In the fantasy card-drafting game Enchanters, you create an artifact and upgrade it each turn. Every card you take retains some of its power. As you grow stronger, you can take on more powerful monsters and, if you plan well, even defeat a dragon.
To set up the game, each player takes five crystals, then you shuffle together as many kingdom decks as the number of players, then lay out six cards (either items of enchantments) on the journey track. In the game, players take turns to embark on quests, collecting cards from the journey track by paying with crystals. Acquired cards are placed into adjacent stacks, with something like "Long Sword" going into the item stack and cards like "of Fire" going into the enchantment stack; combined, these cards create the "Long Sword of Fire", and cards grant both temporary bonuses (upper icons and skills) and permanent ones (bottom icons).
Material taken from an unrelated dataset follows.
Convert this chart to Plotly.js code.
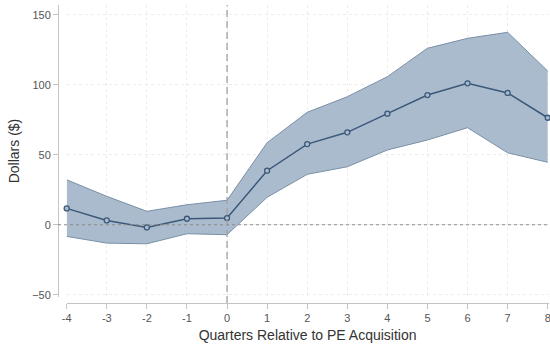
<!DOCTYPE html>
<html>
<head>
<meta charset="utf-8">
<script src="https://cdn.plot.ly/plotly-3.0.1.min.js"></script>
<style>
  html, body { margin: 0; padding: 0; background: #fff; }
  #chart { width: 550px; height: 346px; }
</style>
</head>
<body>
<div id="chart"></div>
<script>
// Event-time quarters around the PE acquisition
const quarters = [-4, -3, -2, -1, 0, 1, 2, 3, 4, 5, 6, 7, 8];
// Point estimates (dollars)
const estimate = [11.7, 3.1, -1.9, 4.3, 4.8, 38.6, 57.6, 66.0, 79.3, 92.6, 101.0, 94.1, 76.4];
// 95% confidence bounds
const ciUpper = [32.1, 20.3, 9.6, 14.3, 17.5, 58.6, 80.3, 91.4, 105.7, 126.0, 133.1, 137.4, 109.8];
const ciLower = [-8.3, -13.1, -13.6, -6.4, -7.1, 19.6, 36.0, 41.4, 53.4, 60.5, 69.3, 51.4, 44.6];

const yTicks = [-50, 0, 50, 100, 150];

const bandFill = '#aabbcd';
const bandEdge = '#7a8fa6';
const lineColor = '#3c5878';
const axisGray = '#c4c4c4';

const traces = [
  {
    x: quarters, y: ciLower, type: 'scatter', mode: 'lines',
    line: { color: bandEdge, width: 1 }, hoverinfo: 'skip', showlegend: false
  },
  {
    x: quarters, y: ciUpper, type: 'scatter', mode: 'lines',
    fill: 'tonexty', fillcolor: bandFill,
    line: { color: bandEdge, width: 1 }, hoverinfo: 'skip', showlegend: false
  },
  {
    x: quarters, y: estimate, type: 'scatter', mode: 'lines+markers',
    line: { color: lineColor, width: 1.5 },
    marker: { symbol: 'circle', size: 5, color: bandFill, line: { color: lineColor, width: 1.3 } },
    showlegend: false, cliponaxis: false
  }
];

const layout = {
  width: 550, height: 346,
  margin: { l: 58, r: 1, t: 5, b: 43 },
  paper_bgcolor: '#fff', plot_bgcolor: '#fff',
  font: { family: 'Liberation Sans, Arial, sans-serif', color: '#444' },
  showlegend: false,
  xaxis: {
    domain: [0.0177, 0.999],
    range: [-4, 8.02],
    anchor: 'free', position: 0,
    tickvals: quarters,
    ticktext: quarters.map(String),
    ticklabeloverflow: 'allow',
    showline: true, linecolor: axisGray, linewidth: 1,
    ticks: 'outside', ticklen: 5, tickcolor: axisGray,
    showgrid: true, gridcolor: '#ececec', griddash: 'dot', gridwidth: 1,
    zeroline: false,
    tickfont: { size: 11, color: '#555' },
    title: { text: 'Quarters Relative to PE Acquisition', font: { size: 14, color: '#333' }, standoff: 6 }
  },
  yaxis: {
    domain: [0.02, 1],
    range: [-51.6, 156.9],
    anchor: 'free', position: 0,
    tickvals: yTicks,
    showline: true, linecolor: axisGray, linewidth: 1,
    ticks: 'outside', ticklen: 5, tickcolor: axisGray,
    showgrid: true, gridcolor: '#ececec', griddash: 'dot', gridwidth: 1,
    zeroline: false,
    tickfont: { size: 11, color: '#555' },
    title: { text: 'Dollars ($)', font: { size: 14, color: '#333' }, standoff: 8 }
  },
  shapes: [
    { type: 'line', xref: 'paper', yref: 'y', x0: 0, x1: 1, y0: 0, y1: 0,
      line: { color: '#8a8a8a', width: 1, dash: '3px,3px' }, layer: 'above' },
    { type: 'line', xref: 'x', yref: 'paper', x0: 0, x1: 0, y0: 0, y1: 1,
      line: { color: '#a0a0a0', width: 1.3, dash: '7px,4px' }, layer: 'above' }
  ]
};

Plotly.newPlot('chart', traces, layout, { staticPlot: true, displayModeBar: false });
</script>
</body>
</html>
Players may attack approaching monsters and defeat them in a simple combat encounter to score points. In combat, you compare your defense against the monster’s strength to determine whether you receive damage. Then, you need to accumulate as much attack as the monster’s health to defeat it. You keep defeated cards as trophies.
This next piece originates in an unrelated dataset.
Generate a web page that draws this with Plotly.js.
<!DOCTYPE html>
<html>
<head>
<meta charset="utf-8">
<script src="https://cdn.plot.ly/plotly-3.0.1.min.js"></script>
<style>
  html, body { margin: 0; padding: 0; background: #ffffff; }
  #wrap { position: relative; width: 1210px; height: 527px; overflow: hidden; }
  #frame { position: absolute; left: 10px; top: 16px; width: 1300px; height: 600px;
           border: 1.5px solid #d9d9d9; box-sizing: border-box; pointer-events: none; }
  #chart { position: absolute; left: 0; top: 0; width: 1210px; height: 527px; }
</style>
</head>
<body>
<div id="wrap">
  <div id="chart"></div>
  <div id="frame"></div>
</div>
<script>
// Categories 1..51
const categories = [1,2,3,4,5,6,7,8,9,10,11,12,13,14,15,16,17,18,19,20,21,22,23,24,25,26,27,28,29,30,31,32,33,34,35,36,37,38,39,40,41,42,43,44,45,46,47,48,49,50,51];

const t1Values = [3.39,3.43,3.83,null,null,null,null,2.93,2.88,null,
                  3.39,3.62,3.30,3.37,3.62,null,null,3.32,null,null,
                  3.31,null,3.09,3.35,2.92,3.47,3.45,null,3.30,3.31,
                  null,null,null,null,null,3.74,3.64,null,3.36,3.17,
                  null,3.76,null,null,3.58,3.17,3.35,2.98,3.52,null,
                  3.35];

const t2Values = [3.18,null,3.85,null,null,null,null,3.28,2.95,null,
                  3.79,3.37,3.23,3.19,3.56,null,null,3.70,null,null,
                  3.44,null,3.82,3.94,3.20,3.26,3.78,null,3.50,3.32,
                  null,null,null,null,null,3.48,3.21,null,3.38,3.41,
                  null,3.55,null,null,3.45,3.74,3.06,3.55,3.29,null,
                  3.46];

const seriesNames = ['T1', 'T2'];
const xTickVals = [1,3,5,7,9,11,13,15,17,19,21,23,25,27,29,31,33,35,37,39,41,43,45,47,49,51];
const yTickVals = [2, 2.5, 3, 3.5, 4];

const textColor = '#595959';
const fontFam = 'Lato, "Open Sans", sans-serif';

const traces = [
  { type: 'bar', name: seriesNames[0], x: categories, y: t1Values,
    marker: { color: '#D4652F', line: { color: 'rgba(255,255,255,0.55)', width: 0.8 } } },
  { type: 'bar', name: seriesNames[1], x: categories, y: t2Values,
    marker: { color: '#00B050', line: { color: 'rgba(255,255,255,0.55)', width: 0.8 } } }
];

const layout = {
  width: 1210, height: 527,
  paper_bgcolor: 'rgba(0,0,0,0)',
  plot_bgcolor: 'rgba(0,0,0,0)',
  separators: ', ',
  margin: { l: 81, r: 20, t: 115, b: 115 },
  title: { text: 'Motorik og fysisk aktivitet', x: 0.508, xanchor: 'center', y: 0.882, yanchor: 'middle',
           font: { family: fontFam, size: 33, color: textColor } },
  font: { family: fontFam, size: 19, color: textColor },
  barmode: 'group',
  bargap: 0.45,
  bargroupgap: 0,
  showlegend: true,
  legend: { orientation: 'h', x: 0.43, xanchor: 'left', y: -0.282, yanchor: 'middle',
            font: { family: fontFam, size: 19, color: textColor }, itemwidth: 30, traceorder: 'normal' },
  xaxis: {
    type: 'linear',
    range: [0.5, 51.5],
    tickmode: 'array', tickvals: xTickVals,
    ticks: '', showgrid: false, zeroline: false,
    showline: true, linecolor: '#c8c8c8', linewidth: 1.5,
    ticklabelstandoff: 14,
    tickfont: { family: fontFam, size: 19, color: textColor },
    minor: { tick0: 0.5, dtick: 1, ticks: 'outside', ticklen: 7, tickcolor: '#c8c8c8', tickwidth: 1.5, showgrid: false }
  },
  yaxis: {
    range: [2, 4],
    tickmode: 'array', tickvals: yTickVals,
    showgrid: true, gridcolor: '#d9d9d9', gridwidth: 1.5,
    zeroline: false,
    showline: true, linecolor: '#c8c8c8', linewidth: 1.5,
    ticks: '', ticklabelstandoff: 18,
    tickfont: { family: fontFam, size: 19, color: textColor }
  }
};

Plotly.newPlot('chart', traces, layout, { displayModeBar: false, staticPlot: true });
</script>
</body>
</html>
From time to time, you rest in the village to gain crystals or heal wounds. If you do, discard the first card from the journey track. At the end of each turn, replenish the journey track to six cards.
The game ends when the last card is taken or discarded.
darquil
Components: Quality, linen-finished cards. Good iconography (though the negative attack/defense could be a bit more obvious). Fantastic art. The weapon and enchantment names are fun, but what really impresses me is the flavor text that forms a sentence from the weapon and enchantments; quality work that provides a lot of fun during the game. Experience: I'm so impressed with this design. It takes everything I love about Thunderstone, but boils it down to the bare essentials. Turns are fast and simple yet fun. That the rest action still removes a card from the adventure track keeps things moving along. I enjoy how the weapons stack, retaining some values but losing others, so that in general I'm growing more powerful but I must be careful about when I upgrade. I also like that any card can be considered an improvement, since I get to keep some benefits of previous cards. Combining four decks to form the adventure path should make for some good replay (though I can already see wanting expansion decks). To draw another parallel to Thunderstone, this game found a way to combine the dungeon with the village; and to combine village cards with monster groups, thus ensuring that certain cards show up together. The locations are fun too, promising to make each game just a little bit different (and tweaking the values of certain cards). Very eager to play again. Last Played: 2018-01-11 Plays (1): 2 players: 1
Demiss
Based on my solo play with the app, I lost and found it really hard and not so many meaningful decisions. I'm very disappointed and need to check the multiplayer aspect of the game.
Cleansweep38
Awesome, easy to learn game for 2 - 4 players! Only complaint was not enough tokens. Bought some plastic gems and glass beads at dollar store to fix that problem.